Supplied material:
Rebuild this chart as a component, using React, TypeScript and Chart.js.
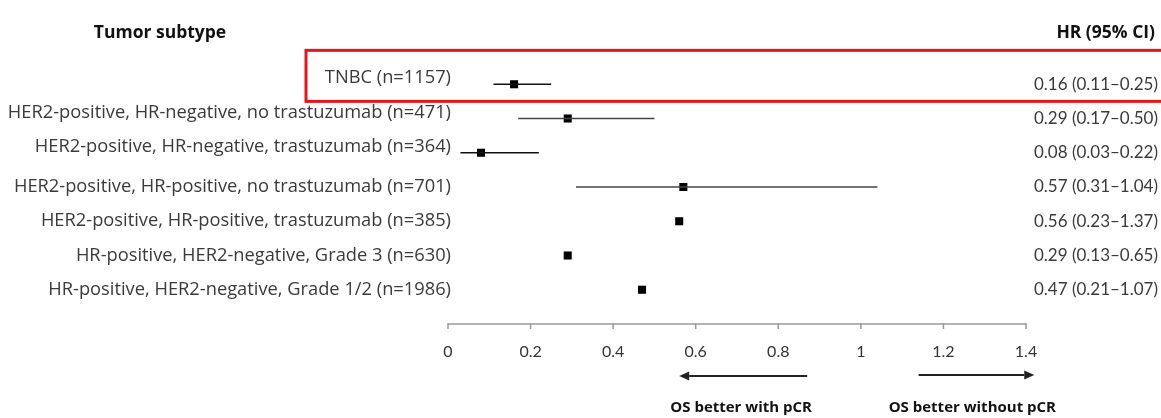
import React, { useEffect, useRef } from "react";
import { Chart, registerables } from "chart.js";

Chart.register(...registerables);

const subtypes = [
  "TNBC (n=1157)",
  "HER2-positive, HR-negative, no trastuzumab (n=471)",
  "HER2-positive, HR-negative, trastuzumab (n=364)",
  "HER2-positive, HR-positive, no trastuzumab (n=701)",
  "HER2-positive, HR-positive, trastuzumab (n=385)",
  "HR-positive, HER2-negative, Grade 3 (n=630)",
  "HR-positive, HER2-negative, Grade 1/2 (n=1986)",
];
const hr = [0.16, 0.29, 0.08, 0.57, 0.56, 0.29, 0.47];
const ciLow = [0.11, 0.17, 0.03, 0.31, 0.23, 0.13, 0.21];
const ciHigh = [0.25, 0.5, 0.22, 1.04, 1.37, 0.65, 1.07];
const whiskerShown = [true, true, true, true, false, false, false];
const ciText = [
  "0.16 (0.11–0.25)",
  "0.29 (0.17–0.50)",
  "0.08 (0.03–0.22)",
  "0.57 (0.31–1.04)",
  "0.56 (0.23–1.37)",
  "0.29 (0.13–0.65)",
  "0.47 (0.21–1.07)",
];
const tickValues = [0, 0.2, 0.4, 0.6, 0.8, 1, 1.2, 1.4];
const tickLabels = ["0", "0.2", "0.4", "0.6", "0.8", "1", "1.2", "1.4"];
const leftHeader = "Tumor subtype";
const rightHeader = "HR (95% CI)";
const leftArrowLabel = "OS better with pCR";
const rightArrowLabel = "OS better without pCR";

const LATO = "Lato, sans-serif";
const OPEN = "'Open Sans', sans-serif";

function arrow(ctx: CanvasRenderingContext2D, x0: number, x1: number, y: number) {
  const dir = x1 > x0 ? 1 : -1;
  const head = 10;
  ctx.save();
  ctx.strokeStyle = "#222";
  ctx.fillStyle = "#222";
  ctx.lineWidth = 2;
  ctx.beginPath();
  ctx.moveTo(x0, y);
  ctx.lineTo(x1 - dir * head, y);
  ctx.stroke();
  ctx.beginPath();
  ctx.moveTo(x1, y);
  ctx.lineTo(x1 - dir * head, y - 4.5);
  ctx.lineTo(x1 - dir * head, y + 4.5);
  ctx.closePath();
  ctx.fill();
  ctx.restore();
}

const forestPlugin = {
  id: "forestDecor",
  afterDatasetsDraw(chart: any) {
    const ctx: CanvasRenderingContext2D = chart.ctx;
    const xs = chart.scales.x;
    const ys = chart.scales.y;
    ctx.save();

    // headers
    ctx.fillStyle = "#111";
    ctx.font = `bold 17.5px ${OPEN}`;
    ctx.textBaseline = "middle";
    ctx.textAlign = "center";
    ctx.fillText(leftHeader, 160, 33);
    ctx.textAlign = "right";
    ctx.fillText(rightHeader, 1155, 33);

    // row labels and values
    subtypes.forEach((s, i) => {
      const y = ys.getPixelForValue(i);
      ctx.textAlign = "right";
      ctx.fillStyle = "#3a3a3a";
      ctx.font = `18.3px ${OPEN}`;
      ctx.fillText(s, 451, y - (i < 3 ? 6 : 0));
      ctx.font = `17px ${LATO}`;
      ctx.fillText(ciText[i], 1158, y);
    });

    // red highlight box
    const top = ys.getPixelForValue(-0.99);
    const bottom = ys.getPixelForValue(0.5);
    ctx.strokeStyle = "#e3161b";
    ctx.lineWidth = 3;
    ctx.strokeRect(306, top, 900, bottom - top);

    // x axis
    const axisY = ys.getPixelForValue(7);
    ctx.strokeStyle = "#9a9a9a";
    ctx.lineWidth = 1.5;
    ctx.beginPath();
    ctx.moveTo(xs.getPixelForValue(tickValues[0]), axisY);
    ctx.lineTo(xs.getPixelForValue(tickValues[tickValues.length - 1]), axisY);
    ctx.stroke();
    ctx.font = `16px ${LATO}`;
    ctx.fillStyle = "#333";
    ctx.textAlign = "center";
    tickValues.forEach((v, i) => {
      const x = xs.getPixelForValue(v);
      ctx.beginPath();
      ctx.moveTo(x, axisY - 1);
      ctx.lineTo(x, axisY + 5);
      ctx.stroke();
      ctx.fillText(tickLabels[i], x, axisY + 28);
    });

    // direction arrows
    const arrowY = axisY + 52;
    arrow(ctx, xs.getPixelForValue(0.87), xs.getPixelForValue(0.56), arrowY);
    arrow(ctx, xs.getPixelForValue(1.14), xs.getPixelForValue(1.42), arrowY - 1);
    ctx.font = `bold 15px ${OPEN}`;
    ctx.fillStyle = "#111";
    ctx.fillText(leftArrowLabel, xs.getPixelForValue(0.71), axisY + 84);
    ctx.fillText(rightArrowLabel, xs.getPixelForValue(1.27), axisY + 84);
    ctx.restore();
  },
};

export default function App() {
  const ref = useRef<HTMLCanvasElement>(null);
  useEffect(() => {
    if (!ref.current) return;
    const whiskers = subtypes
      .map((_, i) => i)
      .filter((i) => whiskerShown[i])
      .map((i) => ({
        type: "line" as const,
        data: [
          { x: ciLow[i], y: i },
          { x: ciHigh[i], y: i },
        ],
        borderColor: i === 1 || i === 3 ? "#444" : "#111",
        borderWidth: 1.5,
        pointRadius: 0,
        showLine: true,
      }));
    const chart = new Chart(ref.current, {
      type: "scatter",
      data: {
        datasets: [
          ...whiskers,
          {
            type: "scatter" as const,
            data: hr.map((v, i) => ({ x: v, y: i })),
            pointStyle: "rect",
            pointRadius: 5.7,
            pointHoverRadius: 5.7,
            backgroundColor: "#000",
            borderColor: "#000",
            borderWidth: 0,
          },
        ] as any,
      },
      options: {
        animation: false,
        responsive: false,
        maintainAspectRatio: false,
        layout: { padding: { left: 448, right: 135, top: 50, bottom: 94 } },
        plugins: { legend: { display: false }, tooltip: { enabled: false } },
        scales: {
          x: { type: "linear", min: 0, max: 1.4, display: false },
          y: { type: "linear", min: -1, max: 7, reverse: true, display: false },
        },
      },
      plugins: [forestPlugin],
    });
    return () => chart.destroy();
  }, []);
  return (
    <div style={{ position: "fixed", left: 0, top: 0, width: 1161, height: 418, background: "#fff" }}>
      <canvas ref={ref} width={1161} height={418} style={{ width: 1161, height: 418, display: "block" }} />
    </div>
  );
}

What this task involves: Look for the word "React" and return every line where it occurs.

Expected output:
Rebuild this chart as a component, using React, TypeScript and Chart.js.
import React, { useEffect, useRef } from "react";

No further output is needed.